The conflict has escalated into a regional proxy war fueled by foreign powers pouring weapons and mercenaries into the country.

Egypt has been backing the est-based Libyan forces in the conflict while Turkey backs the forces in the capital, Tripoli, in the west. Egypt's president warned in June that any attack on Sirte or the inland Jufra air would prompt Cairo to intervene militarily, allegedly to protect its western border with Libya.

Along with Egypt, Hifter is also backed by the United Arab Emirates and Russia, while the in addition to Turkey, the Tripoli forces are aided by Qatar and Italy. The U.S. has grown increasingly concerned about Moscow's growing influence in Libya, where hundreds of Russian mercenaries have backed an attempt by Hifter's forces to capture Tripoli.
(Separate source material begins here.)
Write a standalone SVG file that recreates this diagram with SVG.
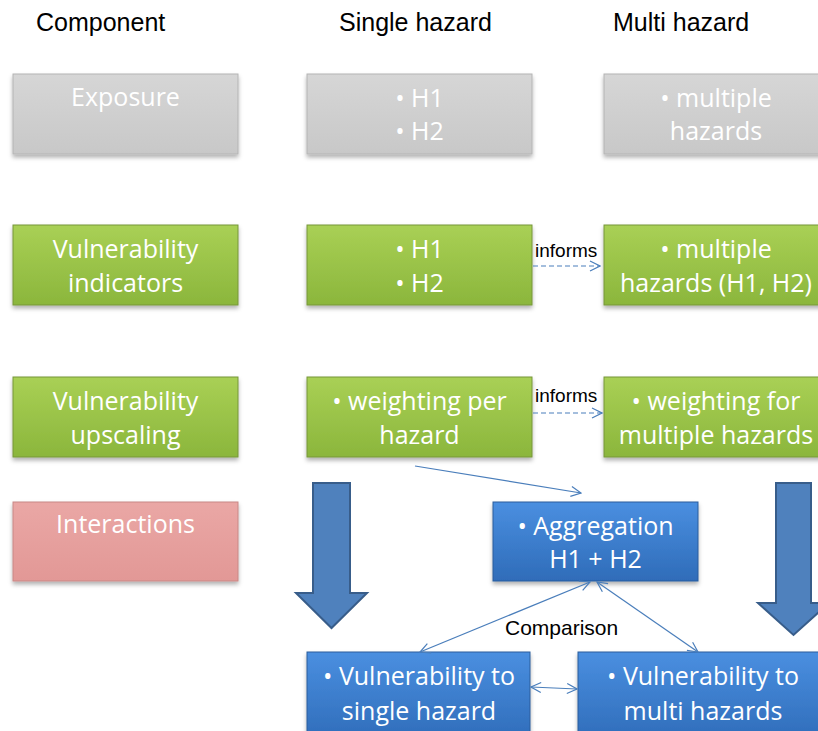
<svg xmlns="http://www.w3.org/2000/svg" width="818" height="731" viewBox="0 0 818 731">
<defs>
<linearGradient id="gGray" x1="0" y1="0" x2="0" y2="1"><stop offset="0" stop-color="#d6d6d6"/><stop offset="1" stop-color="#c8c8c8"/></linearGradient>
<linearGradient id="gGreen" x1="0" y1="0" x2="0" y2="1"><stop offset="0" stop-color="#a9d055"/><stop offset="1" stop-color="#8bb63c"/></linearGradient>
<linearGradient id="gBlue" x1="0" y1="0" x2="0" y2="1"><stop offset="0" stop-color="#4a8fe0"/><stop offset="1" stop-color="#2f6cb9"/></linearGradient>
<linearGradient id="gPink" x1="0" y1="0" x2="0" y2="1"><stop offset="0" stop-color="#eaa7a5"/><stop offset="1" stop-color="#e29896"/></linearGradient>
<filter id="sh" x="-5%" y="-5%" width="110%" height="125%"><feDropShadow dx="0" dy="3" stdDeviation="2" flood-color="#000" flood-opacity="0.3"/></filter>
<marker id="ah" viewBox="0 0 12 12" refX="11" refY="6" markerWidth="12" markerHeight="12" markerUnits="userSpaceOnUse" orient="auto-start-reverse"><path d="M1,1 L11,6 L1,11" fill="none" stroke="#4a7ebb" stroke-width="1.2"/></marker>
</defs>
<style>
.hdr{font-family:"Liberation Sans",Arial,sans-serif;font-size:25px;fill:#000}
.lbl{font-family:"Liberation Sans",Arial,sans-serif;font-size:19px;fill:#000}
.bt{font-family:"Open Sans","Liberation Sans",sans-serif;font-size:25px;fill:#fff;text-anchor:middle}
.gray{fill:url(#gGray);stroke:#b4b4b4;stroke-width:1;filter:url(#sh)}
.green{fill:url(#gGreen);stroke:#76963a;stroke-width:1;filter:url(#sh)}
.blue{fill:url(#gBlue);stroke:#2a5c9c;stroke-width:1;filter:url(#sh)}
.pink{fill:url(#gPink);stroke:#c88886;stroke-width:1;filter:url(#sh)}
.conn{fill:none;stroke:#4a7ebb;stroke-width:1.2}
.dash{stroke-dasharray:5,3}
.big{fill:#4f81bd;stroke:#385d8a;stroke-width:2}
</style>
<g id="headers">
<text class="hdr" x="36" y="31">Component</text>
<text class="hdr" x="339" y="31">Single hazard</text>
<text class="hdr" x="613" y="31">Multi hazard</text>
</g>
<g id="exposure"><rect class="gray" x="13" y="74" width="225" height="80"/><text class="bt" x="125.5" y="106">Exposure</text></g>
<g id="exposure-single"><rect class="gray" x="307" y="74" width="225" height="80"/><text class="bt" x="419.5" y="107">• H1</text><text class="bt" x="419.5" y="140">• H2</text></g>
<g id="exposure-multi"><rect class="gray" x="604" y="74" width="225" height="80"/><text class="bt" x="716" y="107">• multiple</text><text class="bt" x="716" y="140">hazards</text></g>
<g id="vuln-ind"><rect class="green" x="13" y="225" width="225" height="80"/><text class="bt" x="125.5" y="258">Vulnerability</text><text class="bt" x="125.5" y="292">indicators</text></g>
<g id="vuln-ind-single"><rect class="green" x="307" y="225" width="225" height="80"/><text class="bt" x="419.5" y="258">• H1</text><text class="bt" x="419.5" y="292">• H2</text></g>
<g id="vuln-ind-multi"><rect class="green" x="604" y="225" width="225" height="80"/><text class="bt" x="716" y="258">• multiple</text><text class="bt" x="716" y="292">hazards (H1, H2)</text></g>
<g id="vuln-up"><rect class="green" x="13" y="377" width="225" height="80"/><text class="bt" x="125.5" y="410">Vulnerability</text><text class="bt" x="125.5" y="444">upscaling</text></g>
<g id="vuln-up-single"><rect class="green" x="307" y="377" width="225" height="80"/><text class="bt" x="419.5" y="410">• weighting per</text><text class="bt" x="419.5" y="444">hazard</text></g>
<g id="vuln-up-multi"><rect class="green" x="604" y="377" width="225" height="80"/><text class="bt" x="716" y="410">• weighting for</text><text class="bt" x="716" y="444">multiple hazards</text></g>
<g id="interactions"><rect class="pink" x="13" y="502" width="225" height="79"/><text class="bt" x="125.5" y="533">Interactions</text></g>
<g id="aggregation"><rect class="blue" x="493" y="502" width="205" height="79"/><text class="bt" x="595.5" y="535">• Aggregation</text><text class="bt" x="595.5" y="568">H1 + H2</text></g>
<g id="vuln-single"><rect class="blue" x="307" y="652" width="223" height="90"/><text class="bt" x="419" y="685">• Vulnerability to</text><text class="bt" x="419" y="720">single hazard</text></g>
<g id="vuln-multi"><rect class="blue" x="578" y="652" width="250" height="90"/><text class="bt" x="703" y="685">• Vulnerability to</text><text class="bt" x="703" y="720">multi hazards</text></g>
<g id="arrow-left"><path class="big" d="M313,483 H350 V593 H367 L331.5,628 L296,593 H313 Z"/></g>
<g id="arrow-right"><path class="big" d="M776,483 H811 V603 H829 L793.5,635 L758,603 H776 Z"/></g>
<g id="connectors">
<path class="conn dash" d="M533,266 H600" marker-end="url(#ah)"/>
<text class="lbl" x="535" y="257">informs</text>
<path class="conn dash" d="M533,413 H602" marker-end="url(#ah)"/>
<text class="lbl" x="535" y="402">informs</text>
<path class="conn" d="M415,466 L581,493" marker-end="url(#ah)"/>
<path class="conn" d="M420,652 L590,582" marker-start="url(#ah)" marker-end="url(#ah)"/>
<path class="conn" d="M597,582 L698,652" marker-start="url(#ah)" marker-end="url(#ah)"/>
<path class="conn" d="M531,687 L577,689" marker-start="url(#ah)" marker-end="url(#ah)"/>
<text class="lbl" x="505" y="635" style="font-size:21px">Comparison</text>
</g>
</svg>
Egypt's state-run al-Ahram daily reported on Sunday that the vote in Parliament was intended to mandate el-Sissi to “intervene militarily in Libya to help defend the western neighbor against Turkish aggression.”

Last week, el-Sissi hosted dozens of tribal leaders loyal to Hifter in Cairo, where he repeated that Egypt will “not stand idly by in the face of moves that pose a direct threat to security.”

Libya's east-based parliament also urged el-Sissi to send troops.

Hifter's forces launched an offensive to take Tripoli from the U.N.-supported government in April last year but their campaign — which had stalemated after reaching the outskirts of the Libyan capital — suffered a blow last month when the Tripoli-allied forces, with Turkish support, pushed them back and gained the upper hand in the fighting.

The Tripoli forces retook the capital's airport, all main entrance and exit points to the city and a string of key towns in the region. They pushed on eastward, vowing to also retake Sirte, which Hifter took earlier this year.

Capturing the city, Gadhafi's birthplace, would open the door for the Turkish-backed forces to advance even farther eastward and potentially take vital oil installations, terminals and fields now under Hifter's control.